ISLAMABAD: Pakistan has established a new regulatory body to reform its agriculture sector and bring domestic food safety standards in line with international requirements, state-run Associated Press of Pakistan (APP) reported on Monday.

The new National Agri-Trade and Food Safety Authority (NAFSA) has been set up under a reform drive led by the Special Investment Facilitation Council (SIFC), a civil-military hybrid body formed in 2023 to fast-track foreign investment and economic reform in strategic sectors, including agriculture, mining, IT and defense production.

NAFSA consolidates the Department of Plant Protection (DPP) and the Animal Quarantine Department into a single authority aimed at promoting modern agricultural practices, reducing excessive chemical use and facilitating trade in agricultural products.

“The establishment of the new body, by merging DPP and Animal Quarantine, is an important milestone toward development of agriculture sector,” the APP report stated.

The report did not provide further details on NAFSA’s governance, regulatory powers and rollout timeline.

Agriculture remains a cornerstone of Pakistan’s economy, employing nearly 38 percent of the workforce and contributing around 19 percent to the country’s GDP. However, the sector has long faced challenges, including outdated practices, poor regulatory oversight, low export competitiveness and barriers in meeting international sanitary and phytosanitary (SPS) standards.

By centralizing regulatory oversight and compliance, the government hopes NAFSA will address long-standing inefficiencies and support value-added agricultural exports.

“NAFSA is aimed at introducing modern agricultural systems according to global standards,” the APP said. “It will help reduce unnecessary use of Methyl Bromide, saving up to forty thousand rupees per container.”

Methyl Bromide, a fumigant used to control pests during export processing, has been heavily restricted under global environmental protocols due to its ozone-depleting properties.
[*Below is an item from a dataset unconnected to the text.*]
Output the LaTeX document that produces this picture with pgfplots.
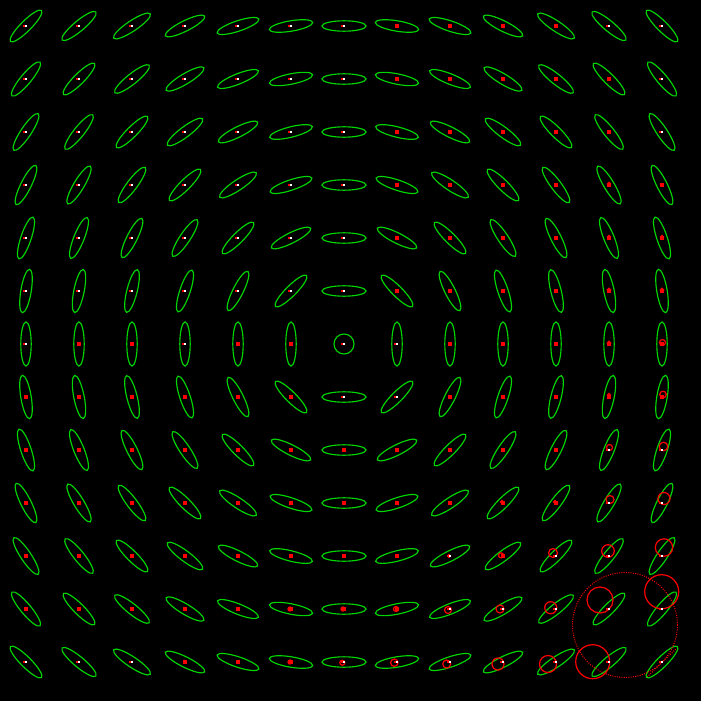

NAFSA’s efforts to limit its use are expected to improve both environmental sustainability and export cost efficiency.

The move aligns with broader reforms spearheaded by the SIFC, which was formed through a civil-military consensus to fast-track investment decisions, cut bureaucratic delays and attract foreign capital, especially from Gulf and Chinese partners, to priority sectors.

“Transparency and innovation is being promoted in the agriculture sector with the support of the SIFC,” the APP report said.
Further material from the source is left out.